「虎ノ門事件」の責任を取らされ官界を辞す
大正十二年十二月二十七日。午前十時四十分。御病気の大正天皇の名代として、摂政裕仁殿下は、第四十八帝国議会開院式に御出席のため、侍従長の入江為守と共に、お召自動車で赤坂離宮を出発し、虎ノ門にさしかかった。
当時は、戦後のような厳しい警備はなく、警官や憲兵も、ごく少なかった。
お召自動車が芝区琴平町の家具商「あめりか屋」にさしかかると、拝観者に交じって不審な動きをした青年がいた。
青年は素早く警戒線を破り、仕込み銃を構えて、摂政に向けて発砲した。
右側のガラス窓に大きな亀裂が入り、車中に弾丸が散乱した。摂政は無事だったが、入江侍従長は、顔に小さな傷を負った。
狙撃した青年、難波大助は、「革命万歳」を叫びつつ、走っているところを警官と憲兵にとり押さえられた。
政府の対応は、早かった。山本権兵衛内閣は、その日のうちに辞表を提出した。摂政から留任するようにとの優諚があったが、辞退して総辞職を決行した。
世に言う、虎ノ門事件である。警察の責任者として免官処分を受けたのは、警視総監湯浅倉平、警視庁警務部長正力松太郎だった。
かくして、正力松太郎の官界生活は、終わりをつげた。順調にいけば、次は県知事に就任するはずだった正力は、官界を去らざるを得なくなったのである。
10万円で読売新聞を買い取る
案外早く、正力はカムバックの機会を得た。
神楽坂署長時代に懇意にしていた千葉博己が正力を訪ねてきたのである。千葉はいきなり、正力にこう言った。
「あんたは、もう官界には戻れまい。奮起一番、新聞をやらんか。あんたならできるぞ」
たしかに、もう官吏にはなれないだろう。それなら新聞をやるのも面白いのではないか……と正力も考えた。
正力は、伊豆長岡の後藤新平を訪ねた。
あいにく、後藤は西園寺公望の興津(静岡県)の別荘に赴いていたが、夕方近くになり、帰ってきた。
「何しに来たんだ!」「早急に、金が十万円ほど必要なんです」「何に使うんだ」後藤はそっけない。

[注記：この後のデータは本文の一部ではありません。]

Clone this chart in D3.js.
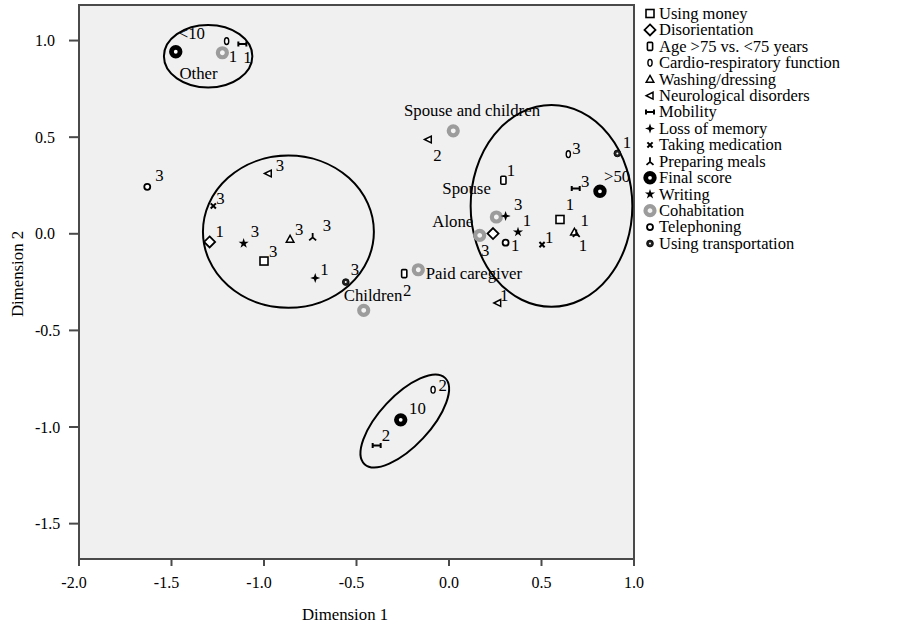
<!DOCTYPE html>
<html><head><meta charset="utf-8">
<script src="https://cdn.jsdelivr.net/npm/d3@7"></script>
<style>
body{margin:0;background:#fff;}
text{font-family:"Liberation Serif","Times New Roman",serif;fill:#000;}
</style>
</head><body><svg id="c" width="903" height="626"></svg>
<script>
// ---------------- DATA ----------------
const seriesNames = ["Using money","Disorientation","Age >75 vs. <75 years","Cardio-respiratory function","Washing/dressing","Neurological disorders","Mobility","Loss of memory","Taking medication","Preparing meals","Final score","Writing","Cohabitation","Telephoning","Using transportation"];

const pointSeries = [
  "Final score","Cohabitation","Cardio-respiratory function","Mobility",
  "Telephoning","Neurological disorders","Taking medication","Disorientation","Writing","Using money","Washing/dressing","Preparing meals","Loss of memory","Using transportation",
  "Cohabitation","Age >75 vs. <75 years","Cohabitation",
  "Cohabitation","Neurological disorders","Cardio-respiratory function","Using transportation","Age >75 vs. <75 years","Mobility","Final score","Cohabitation","Loss of memory","Cohabitation","Disorientation","Telephoning","Writing","Taking medication","Using money","Washing/dressing","Preparing meals","Neurological disorders",
  "Cardio-respiratory function","Final score","Mobility"
];
const pointX = [
  -1.477,-1.225,-1.202,-1.117,
  -1.631,-0.977,-1.274,-1.294,-1.110,-1.000,-0.859,-0.737,-0.723,-0.558,
  -0.461,-0.242,-0.166,
  0.023,-0.112,0.645,0.910,0.294,0.685,0.816,0.256,0.306,0.166,0.238,0.306,0.373,0.503,0.600,0.678,0.688,0.263,
  -0.086,-0.261,-0.391
];
const pointY = [
  0.942,0.937,0.997,0.982,
  0.243,0.312,0.144,-0.042,-0.050,-0.141,-0.028,-0.016,-0.229,-0.250,
  -0.396,-0.206,-0.186,
  0.533,0.488,0.412,0.416,0.277,0.234,0.220,0.087,0.092,-0.008,0.001,-0.046,0.009,-0.056,0.074,0.009,0.002,-0.358,
  -0.807,-0.963,-1.096
];
const pointLabels = [
  "<10","Other","1","1",
  "3","3","3","1","3","3","3","3","1","3",
  "Children","2","Paid caregiver",
  "Spouse and children","2","3","1","1","3",">50","Spouse","3","Alone","3","1","1","1","1","1","1","1",
  "2","10","2"
];
const xTicks = [-2.0,-1.5,-1.0,-0.5,0.0,0.5,1.0];
const yTicks = [1.0,0.5,0.0,-0.5,-1.0,-1.5];

// ---------------- LAYOUT (annotation placement) ----------------
// label offsets in px from point: [dx to text start, dy to glyph centre]
const labelOffsets = [
  [3,-18],[-43,21],[2,15],[1,13],
  [8,-11],[7.5,-8],[3,-7],[6,-10],[7,-11.6],[5,-10],[5,-10],[10,-11.7],[5,-8.4],[5,-12.4],
  [-20,-15],[-1.3,16.7],[7.4,3.7],
  [-49.3,-20.7],[5,15.7],[4,-5.7],[5.4,-10.6],[3.4,-9.3],[5.3,-6.6],[4,-14.3],[-54,-28.4],[8.3,-11.7],[-47.4,-14],[-12,17.4],[5.3,2.7],[4.7,-11.7],[3,-7.6],[5.7,-15.3],[6,-11.7],[2.4,12],[2.3,-7.3],
  [5.3,-4.3],[8.3,-11],[5,-10]
];
// ellipses: centre in data units, radii in axis units, rotation deg
const ellipses = [
  {cx:-1.302, cy:0.919, rx:0.239, ry:0.162, rot:0},
  {cx:-0.868, cy:0.011, rx:0.462, ry:0.394, rot:0},
  {cx:0.554, cy:0.144, rx:0.437, ry:0.522, rot:0},
  {cx:-0.239, cy:-0.969, rx:0.319, ry:0.130, rot:-47}
];

const L=79, R=634, T=5, B=559;
const svg = d3.select("#c");
const x = d3.scaleLinear().domain([-2,1]).range([L,R]);
const y = d3.scaleLinear().domain([-1.683,1.184]).range([B,T]);
const pxPerX = (R-L)/3, pxPerY = (B-T)/(1.184+1.683);
const fmt = v => d3.format(".1f")(v).replace("\u2212","-");

svg.append("rect").attr("x",L).attr("y",T).attr("width",R-L).attr("height",B-T)
  .attr("fill","#f0f0f0").attr("stroke","#4a4a4a").attr("stroke-width",2);

// ticks
const axisCol="#4a4a4a";
const yTickG = svg.append("g");
yTicks.forEach(v=>{
  yTickG.append("line").attr("x1",L-10).attr("x2",L).attr("y1",y(v)).attr("y2",y(v)).attr("stroke",axisCol).attr("stroke-width",2);
  yTickG.append("text").attr("x",35).attr("y",y(v)+5.5).attr("font-size",16).text(fmt(v));
});
const xTickG = svg.append("g");
xTicks.forEach(v=>{
  xTickG.append("line").attr("x1",x(v)).attr("x2",x(v)).attr("y1",B).attr("y2",B+7).attr("stroke",axisCol).attr("stroke-width",2);
  xTickG.append("text").attr("x",x(v)+(v<0?-5:0)).attr("y",588).attr("text-anchor","middle").attr("font-size",16).text(fmt(v));
});
svg.append("text").attr("x",345).attr("y",620).attr("text-anchor","middle").attr("font-size",16.8).text("Dimension 1");
svg.append("text").attr("transform","translate(23,274) rotate(-90)").attr("text-anchor","middle").attr("font-size",16.8).text("Dimension 2");

// ellipses
ellipses.forEach(e=>{
  svg.append("ellipse").attr("cx",0).attr("cy",0).attr("rx",e.rx*pxPerX).attr("ry",e.ry*pxPerY)
    .attr("transform",`translate(${x(e.cx)},${y(e.cy)}) rotate(${e.rot})`)
    .attr("fill","none").attr("stroke","#000").attr("stroke-width",2);
});

function drawMarker(g, s){
  const k="#000";
  switch(s){
    case "Using money": g.append("rect").attr("x",-4).attr("y",-4).attr("width",8).attr("height",8).attr("fill","#fff").attr("stroke",k).attr("stroke-width",1.6); break;
    case "Disorientation": g.append("path").attr("d","M0,-5.5L5.5,0L0,5.5L-5.5,0Z").attr("fill","#fff").attr("stroke",k).attr("stroke-width",1.8); break;
    case "Age >75 vs. <75 years": g.append("rect").attr("x",-2.6).attr("y",-4).attr("width",5.2).attr("height",8).attr("rx",1).attr("fill","#fff").attr("stroke",k).attr("stroke-width",1.6); break;
    case "Cardio-respiratory function": g.append("ellipse").attr("rx",2.1).attr("ry",3.4).attr("fill","#fff").attr("stroke",k).attr("stroke-width",1.4); break;
    case "Washing/dressing": g.append("path").attr("d","M0,-3.8L3.8,3L-3.8,3Z").attr("fill","#fff").attr("stroke",k).attr("stroke-width",1.5); break;
    case "Neurological disorders": g.append("path").attr("d","M-3.8,0L3,-3.4L3,3.4Z").attr("fill","#fff").attr("stroke",k).attr("stroke-width",1.5); break;
    case "Mobility": g.append("path").attr("d","M-4,-2.5V2.5M4,-2.5V2.5M-4,0H4").attr("fill","none").attr("stroke",k).attr("stroke-width",2); break;
    case "Loss of memory": g.append("path").attr("d","M0,-5L1.3,-1.3L5,0L1.3,1.3L0,5L-1.3,1.3L-5,0L-1.3,-1.3Z").attr("fill",k); break;
    case "Taking medication": g.append("path").attr("d","M-2.6,-2.6L2.6,2.6M-2.6,2.6L2.6,-2.6").attr("stroke",k).attr("stroke-width",2); break;
    case "Preparing meals": g.append("path").attr("d","M0,-4V0.5L-3.5,3.5M0,0.5L3.5,3.5").attr("fill","none").attr("stroke",k).attr("stroke-width",1.8); break;
    case "Final score": g.append("circle").attr("r",4.3).attr("fill","#fff").attr("stroke",k).attr("stroke-width",4.8); break;
    case "Writing": g.append("path").attr("d",d3.symbol(d3.symbolStar,32)()).attr("fill",k); break;
    case "Cohabitation": g.append("circle").attr("r",4.5).attr("fill","#f4f4f4").attr("stroke","#9c9c9c").attr("stroke-width",4.2); break;
    case "Telephoning": g.append("circle").attr("r",3).attr("fill","#fff").attr("stroke",k).attr("stroke-width",1.8); break;
    case "Using transportation": g.append("circle").attr("r",3.4).attr("fill","#222").attr("stroke",k).attr("stroke-width",0.8);
      g.append("circle").attr("r",1).attr("fill","#fff"); break;
  }
}

// points
const pts = pointX.map((v,i)=>({x:v,y:pointY[i],s:pointSeries[i],lab:pointLabels[i],off:labelOffsets[i]}));
const pg = svg.append("g");
pts.forEach(p=>{
  const g = pg.append("g").attr("transform",`translate(${x(p.x)},${y(p.y)})`);
  drawMarker(g,p.s);
});
const lg = svg.append("g");
pts.forEach(p=>{
  lg.append("text").attr("x",x(p.x)+p.off[0]).attr("y",y(p.y)+p.off[1]+5.5).attr("font-size",16.8).text(p.lab);
});

// legend
const leg = svg.append("g");
seriesNames.forEach((s,i)=>{
  const cy = 13.5 + i*16.43;
  const g = leg.append("g").attr("transform",`translate(650,${cy})`);
  drawMarker(g,s);
  leg.append("text").attr("x",659).attr("y",cy+5.3).attr("font-size",16.5).text(s);
});
</script>
</body></html>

「売りに出ている読売新聞を買おうと思いまして……」後藤はニンマリと笑ってみせた。
「分かった、十万円は引き受けた。二週間後に取りに来い」
当時の十万円といえば、資産家でも躊躇する額である。
「新聞経営は、難しいと聞いている。失敗したら未練を残すな。その金は返さないでいい。そのつもりで新聞に打ち込め」後藤は言った。